If you’re the buyer, buy the report you trust. Don’t let a stranger steer you to one site. If you’re the seller, you can share a report as a courtesy, but don’t treat it like an entry fee for random messages.

How Scam Scripts Use “QVR Report” Requests

Some scam messages use a “must use this site” demand. The buyer says they’ll pay extra, then insists you buy a report from their link. You pay, you send the PDF, and the buyer vanishes. The U.S. Federal Trade Commission warns about this pattern. FTC guidance on vehicle history report scams describes how sellers get pushed into buying a report from a specific site.

Red flags that should end the chat:

  • The buyer won’t meet until you buy their chosen report
  • They claim other reports “don’t count” with no proof
  • They refuse a phone call or local meetup
  • They dodge basics like price, location, or timing

Reliable Title And Brand Checks In The U.S.

If your main worry is title brands, odometer flags, and salvage history, use a report that includes NMVTIS data. NMVTIS is designed to help with title and brand checks, and it’s sold to the public through approved providers. Start with VehicleHistory.gov’s NMVTIS provider list, then choose an approved provider that fits your needs.

That doesn’t make each QVR-style report useless. It gives you an anchor. If two reports conflict, verify with the seller’s title documents and, if needed, the DMV in the title state.

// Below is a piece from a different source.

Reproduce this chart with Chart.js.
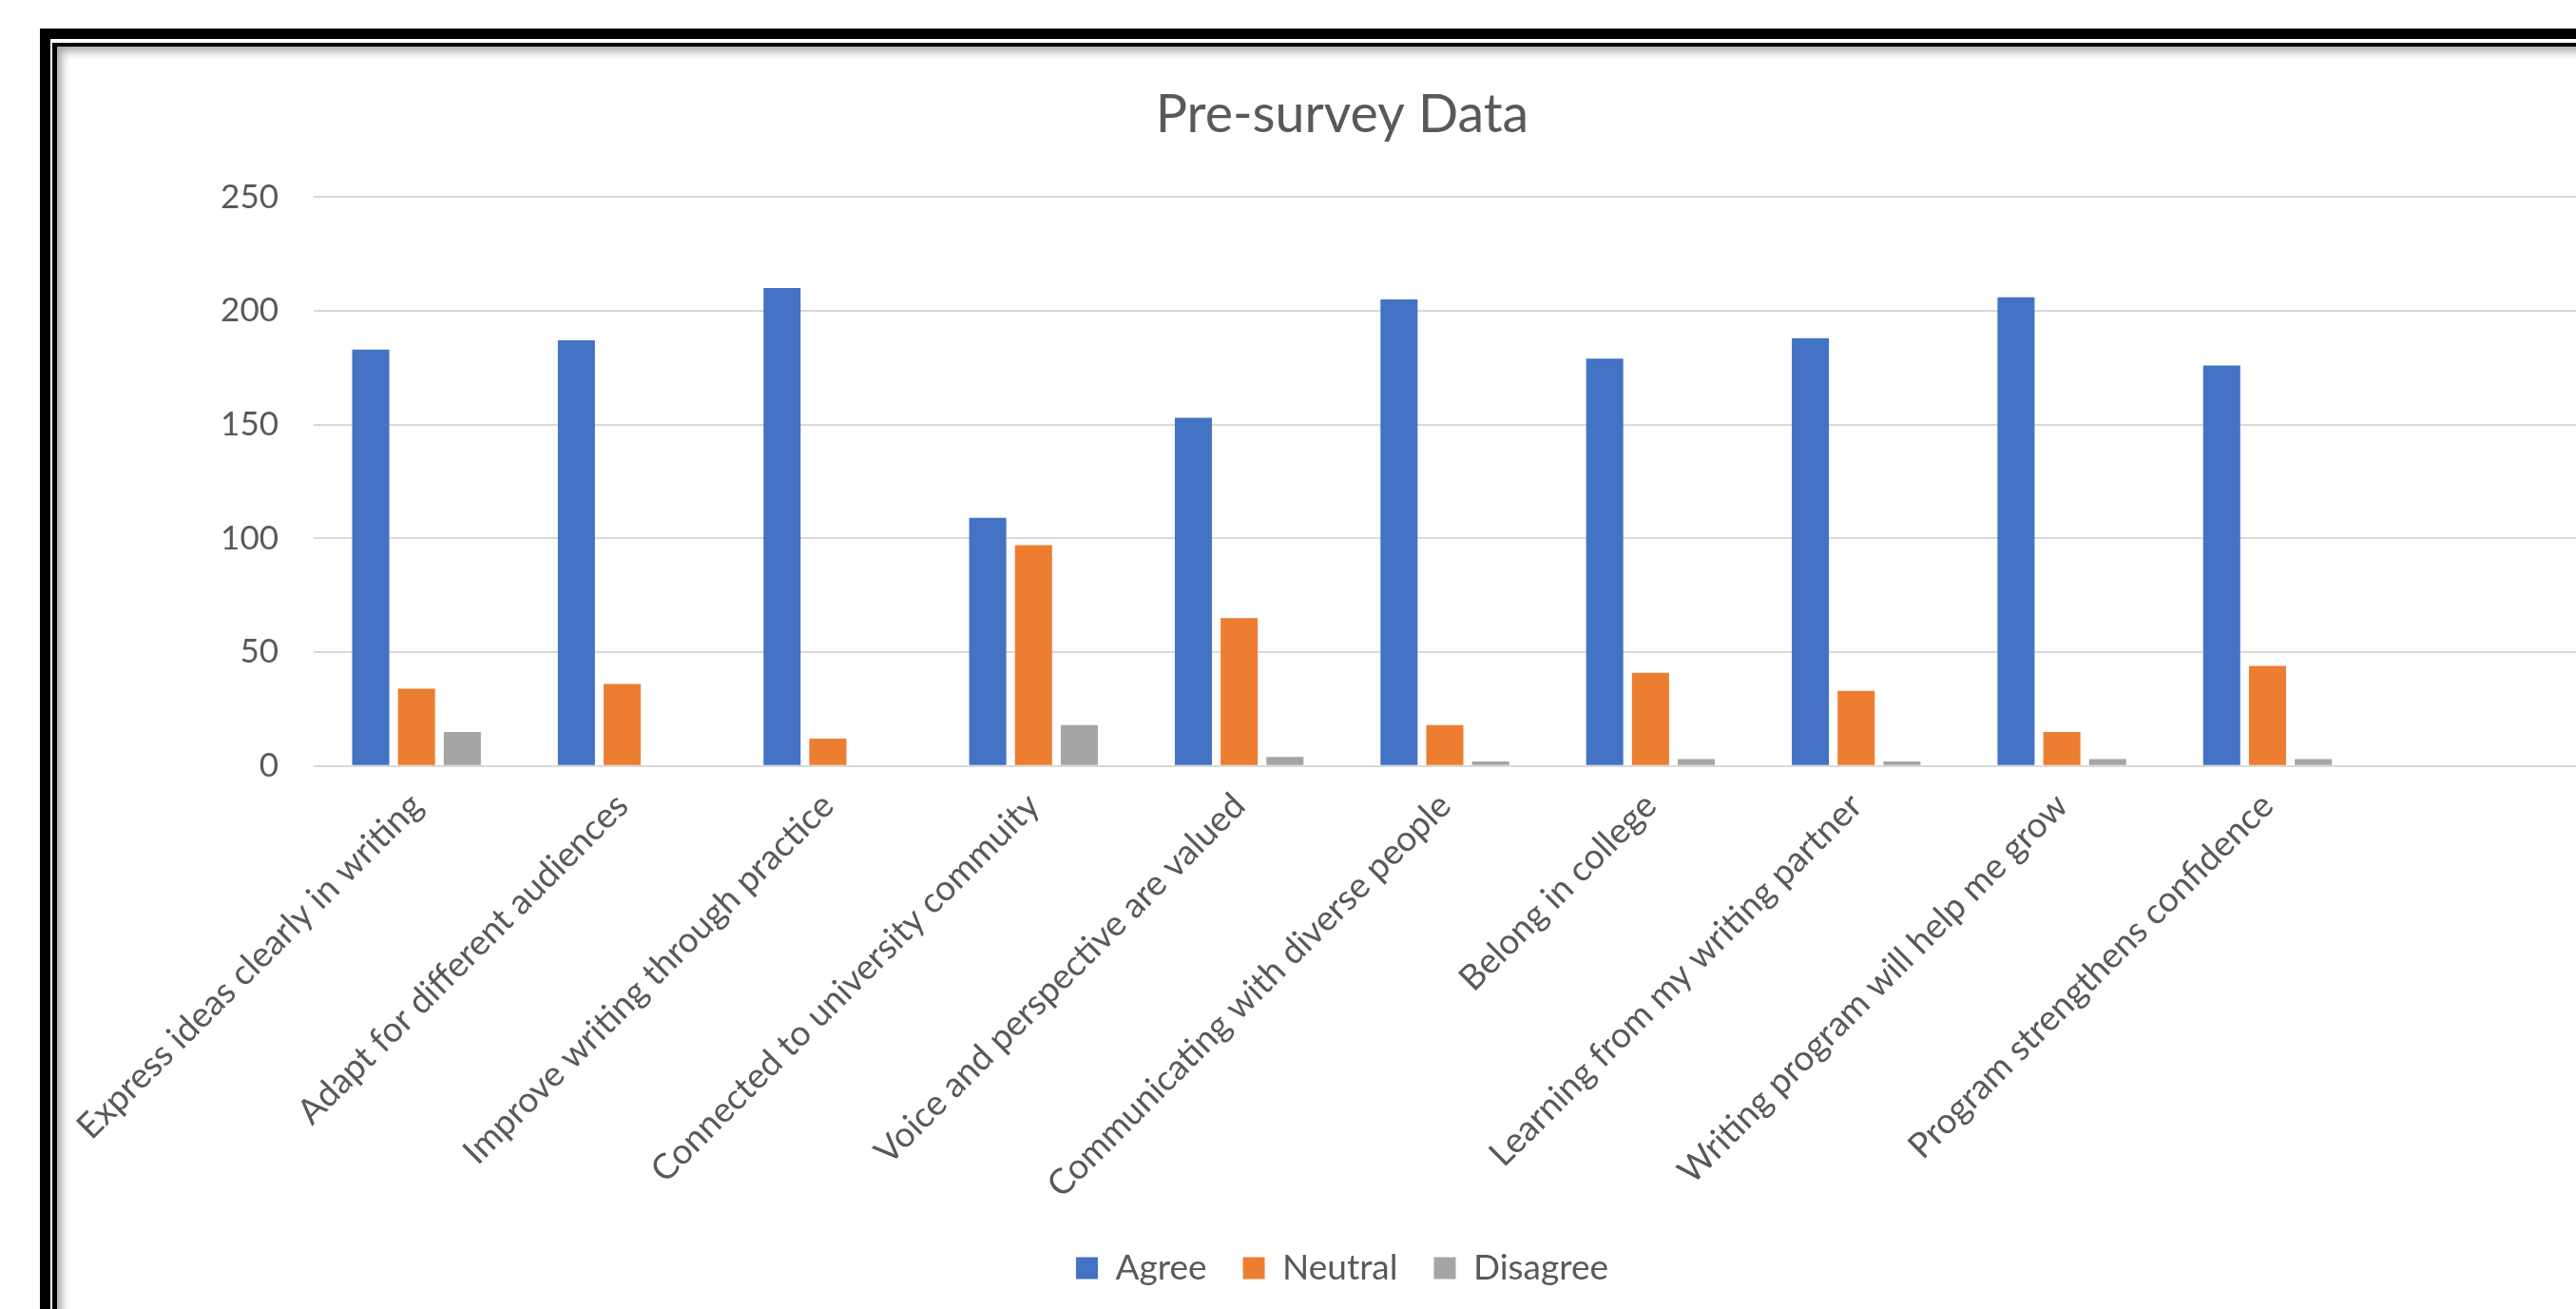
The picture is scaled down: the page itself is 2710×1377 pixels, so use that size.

When A QVR Report Helps, And When It Doesn’t

It helps when

  • You need a fast scan to decide if the car is worth an in-person visit
  • You want a timeline of title events and mileage entries to guide your inspection
  • You want to spot obvious red flags like salvage branding or odd mileage drops

It doesn’t help when

  • You treat “no accidents shown” as proof the car has never been hit
  • You skip a mechanical inspection because the PDF looks clean
  • You buy the report because a stranger told you to, not because you chose it

Table: Buyer And Seller Checklist For Using A QVR Report

Situation Do this Skip this
Buying from a private seller Run your own history check using the VIN, then book an inspection Rely on a seller-provided PDF as your only check
Seller gets “send QVR report” texts Offer a meetup time and share the VIN for buyer checks Pay for a report from a link a stranger sent
Report shows a title brand Ask for invoices, photos, and a body shop assessment Assume the brand is harmless with no proof
Report shows mileage gaps Compare to service receipts and inspection stickers Freak out over gaps that match normal reporting cycles
Report shows an accident entry Check for frame repairs and extend the test drive Accept “it was minor” with no documents
Report shows open recalls Call a dealer with the VIN and confirm the remedy Assume recalls were fixed because the seller said so
Selling a well-kept car Gather service receipts and a clear title photo for buyers Buy multiple report brands to satisfy each inquiry
Buying a car that moved across states Ask why it moved and confirm the title matches the current state Assume out-of-state history is shady by default

What To Do When The Report And The Seller Don’t Match

Conflicts happen. A report might show a salvage brand while the seller says “clean title.” Or the report might show a mileage note that spooks you. Don’t argue. Ask for documents.

Request a clear photo of the current title, front and back. Ask for the seller’s name to match the title. Ask for recent service receipts with mileage. If the seller can’t produce paperwork and gets defensive, walk.

If the mismatch looks like a clerical error, treat it like a research task. Call the DMV in the title state and ask what proof would resolve it. Then decide if the extra effort is worth it for this car.